Predictive modeling will provide a more comprehensive view of quality and help companies keep an eye on their blind spots. Once you have that view, the operational metrics are complementary because they allow you to drill down on some of the granular issues that we would not cover.

Miseta: One of the trends we are seeing today is pharma companies partnering with other pharma companies, often in the area of clinical trials. Does this add more complexity to the problem of measuring quality?

Howley: That certainly adds a level of difficulty to this process. Everyone will focus on quality: what should we measure, how should we measure it, etc. We can debate that all day, but that is the easy part. There are established quality measures and we know how to do it. We basically have it down to a science. The really hard part is the sampling. Also, it’s not random sampling. It’s sampling where you have to identify that this person was a witness to this part of the clinical trial. So you have to get them the right assessment at the right time. This is what leads to increased complexity.

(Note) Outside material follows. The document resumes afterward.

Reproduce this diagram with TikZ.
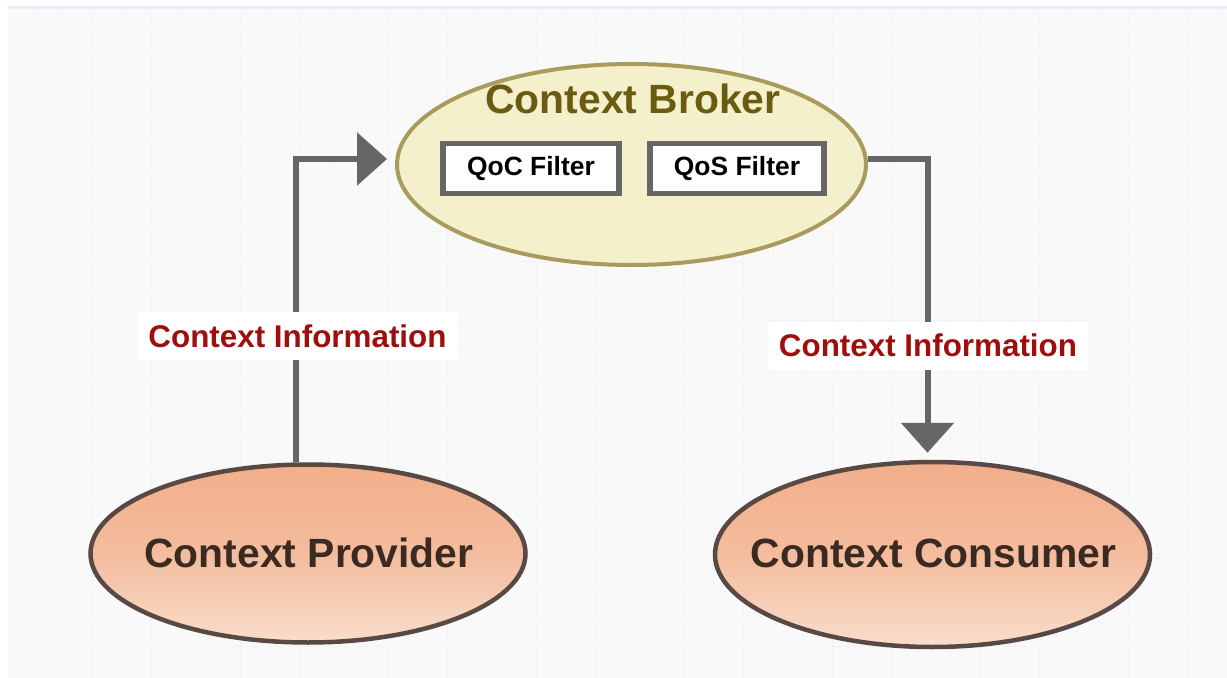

What companies need is a technology solution to help them manage that. The problem in assessing quality is not what to measure. The hard part is the sampling. It is complex enough when you work with one CRO. In a partnering situation you could find yourself in a situation where you have two sponsors working with two different CROs. But what happens when your CRO starts subcontracting part of the work, such as patient recruitment or data management? Suddenly you have to account for multiple subcontractors. You have to account for that, and we end up creating what is almost like a social network of who is doing what within the trial. It can really blow up the complexity of what you are trying to do.

I advise companies to remember that we are not measuring the performance of people here. We are measuring the performance of organizations. Our focus has to be on the quality of the output. In this kind of a dynamic and complex environment, it is important that everyone keep their eye on the ball.